Mas quem, dos demandados, eram esses membros do Governo? E por que é que essa conduta era dolosa?
Artigo 43.º: «[...] uma infração financeira [...] imputável aos membros do Governo Regional que aprovaram as propostas de orçamento [...]».
Mas quem, dos demandados eram os membros do Governo e quais destes aprovaram as propostas?
Artigo 44.º: «[...] uma infração financeira [...], imputável ao Presidente do IASAÚDE e ao Vice-Presidente do mesmo Instituo [...]».
Quem, dos demandados, era o Presidente e quem, dos mesmos, era o Vice-Presidente?
f) Outras situações fora de reporte
Artigos 45.º e 46.º: «[...] nos anos de 2010 e 2011, encargos pendentes [...] não foram reportados [...]» o que «configura uma infração financeira [...] imputável ao ex-Presidente do IDRAM [...]».
Quem é que, dos demandados, era o ex-Presidente do IDRAM?
Artigos 47.º e seguintes: estes artigos contêm mais matéria conclusiva e referências a siglas (IDRAM, ex-SREC), sem imputações pessoais a qualquer dos demandados (artigos 47.º e 48.º).
De toda esta análise, verifica-se que, neste ponto, assiste razão ao Ministério Público. Os demandantes não aperfeiçoaram suficientemente a sua petição de ação popular, pois não só não concretizam devidamente os factos, como não imputam pessoalmente a qualquer dos demandados ações ou omissões ilícitas concretas, preferindo acusar abstratamente as siglas «DROC», ex-SREC» «IDRAM», etc., ou os «responsáveis», sem nomearem particularmente ninguém dos demandados. Portanto, recaindo a responsabilidade financeira sobre os agentes da ação (artigos 61.º, n.º 1, e 67.º, n.º 3, da LOPTC) e não sendo os demandados pessoal e diretamente acusados da prática de factos antijurídicos, verifica-se que não foi alegado fundamento suficiente para que os mesmos possam ser levados a julgamento, nestes autos. Não basta a remissão genérica para o relatório da auditoria, nem para o despacho do juiz. Os demandantes é que têm o ónus de alegação de factos integradores das infrações financeiras e não o cumpriram suficientemente. Para que o Tribunal possa dizer o direito e decidir a presente controvérsia (ius dicere), os requerentes têm de expor, perante o juiz, a realidade controvertida, descrevendo-a facto por facto e imputando-a concreta e exatamente à pessoa ou pessoas que a praticaram (da mihi factum, dabo tibi ius). Não vale um modelo discursivo superficial e impessoal, contrastante e incompatível com o rigor e a objetividade que necessariamente caracterizam o discurso judiciário.

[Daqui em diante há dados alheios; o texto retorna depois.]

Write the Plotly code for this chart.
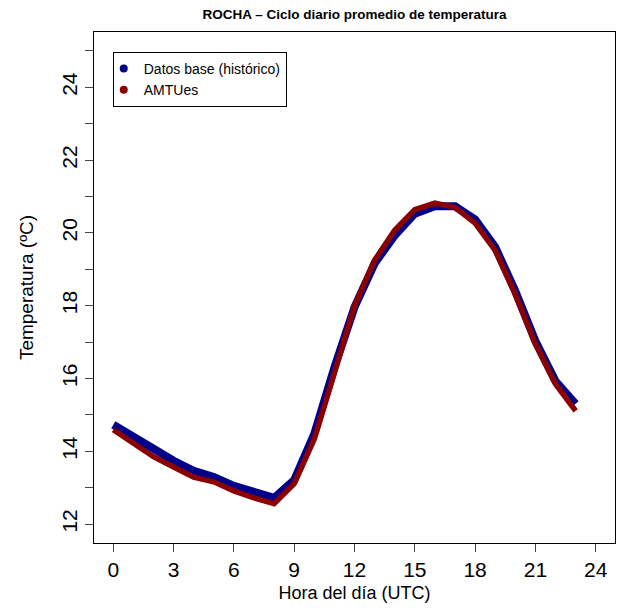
import plotly.graph_objects as go

hours = list(range(24))
base = [14.73, 14.38, 14.04, 13.74, 13.46, 13.29, 13.05, 12.86, 12.72, 13.21,
        14.48, 16.3, 17.96, 19.16, 19.93, 20.53, 20.73, 20.73, 20.37, 19.61,
        18.4, 17.03, 15.93, 15.3]
amtues = [14.59, 14.24, 13.85, 13.57, 13.29, 13.16, 12.91, 12.72, 12.56, 13.11,
          14.34, 16.15, 18.0, 19.25, 20.07, 20.64, 20.82, 20.7, 20.27, 19.52,
          18.31, 16.95, 15.85, 15.11]
x_ticks = [0, 3, 6, 9, 12, 15, 18, 21, 24]
y_ticks = list(range(12, 26))
y_ticklabels = [str(v) if v % 2 == 0 else "" for v in y_ticks]

BLUE = "#00008B"
RED = "#8B0000"
FONT = "Liberation Sans, Arial, sans-serif"

fig = go.Figure()
fig.add_trace(go.Scatter(x=hours, y=base, mode="lines", showlegend=False,
                         line=dict(color=BLUE, width=8)))
fig.add_trace(go.Scatter(x=hours, y=amtues, mode="lines", showlegend=False,
                         line=dict(color=RED, width=5.5)))
fig.add_trace(go.Scatter(x=[None], y=[None], mode="markers", name="Datos base (histórico)",
                         marker=dict(color=BLUE, size=8)))
fig.add_trace(go.Scatter(x=[None], y=[None], mode="markers", name="AMTUes",
                         marker=dict(color=RED, size=8)))

fig.update_layout(
    width=621, height=611,
    margin=dict(l=94, r=6, t=32, b=68),
    paper_bgcolor="white", plot_bgcolor="white",
    font=dict(family=FONT, color="black"),
    title=dict(text="<b>ROCHA – Ciclo diario promedio de temperatura</b>",
               x=(94 + 615) / 2 / 621, xanchor="center",
               y=1 - 14 / 611, yanchor="middle", yref="container",
               font=dict(size=13.5, family=FONT)),
    legend=dict(x=0.036, y=0.961, xanchor="left", yanchor="top",
                bordercolor="black", borderwidth=1, bgcolor="white",
                font=dict(size=14, family=FONT), tracegroupgap=0,
                itemwidth=30, indentation=-10),
    xaxis=dict(range=[-0.96, 24.96], tickvals=x_ticks, ticktext=[str(v) for v in x_ticks],
               showgrid=False, zeroline=False, showline=True, linecolor="black",
               linewidth=1, mirror=True, ticks="outside", ticklen=8, tickcolor="#444",
               automargin=False,
               tickfont=dict(size=21), title=dict(text="Hora del día (UTC)",
               font=dict(size=18), standoff=6)),
    yaxis=dict(range=[11.48, 25.52], tickvals=y_ticks, ticktext=y_ticklabels,
               showgrid=False, zeroline=False, showline=True, linecolor="black",
               linewidth=1, mirror=True, ticks="outside", ticklen=8, tickcolor="#444",
               automargin=False,
               tickangle=-90, tickfont=dict(size=21),
               title=dict(text="Temperatura (ºC)", font=dict(size=19), standoff=18)),
)

fig.write_html("out.html", config={"displayModeBar": False},
               post_script="document.body.style.margin='0';")
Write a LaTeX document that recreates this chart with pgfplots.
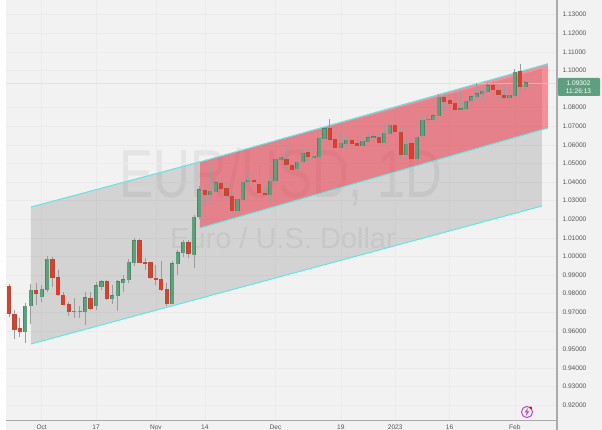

Neste caso, afigura-se até muito difícil conceber-se requerimento de julgamento mais deficiente e pobre do que este, em termos técnico-jurídicos e de conteúdo, na descrição dos factos e na sua imputação objetiva e subjetiva.
Assim sendo, e por não preencher os requisitos legais impostos no artigo 90.º da LOPTC, em conjugação subsidiária com o artigo 283.º, n.º 3, do CPP, não resta outra solução senão indeferir liminarmente o presente requerimento de julgamento.
Esta ação popular não pode prosseguir, não porque os demandantes não tenham legitimidade, mas porque apresentaram um requerimento muito mal elaborado, demasiado insuficiente e deficiente, que, como acima se demonstrou, não acusa concreta e pessoalmente nenhuma das pessoas referidas no seu início.
Nada impede, porém, os cidadãos demandantes, ou outros, de apresentarem novo requerimento que possa ser recebido, desde que não ostente os vícios deste, nem outros, que o tornem inaceitável.
Pelo exposto, e atento o preceituado no artigo 91.º, n.º 1, da LOPTC, a contrario, indefiro o requerimento de julgamento de responsabilidades financeiras, apresentado por Carlos João Pereira e outros (supraidentificados) contra Alberto João Cardoso Gonçalves Jardim e outros (supraidentificados).
Notifique.
Nos termos do artigo 9.º, n.º 2, al. f), e n.º 3, da LOPTC, remeta esta decisão para publicação na 2.ª série do Diário da República e no Jornal Oficial da Região Autónoma da Madeira.
17-12-2013. - O Juiz Conselheiro, João Aveiro Pereira.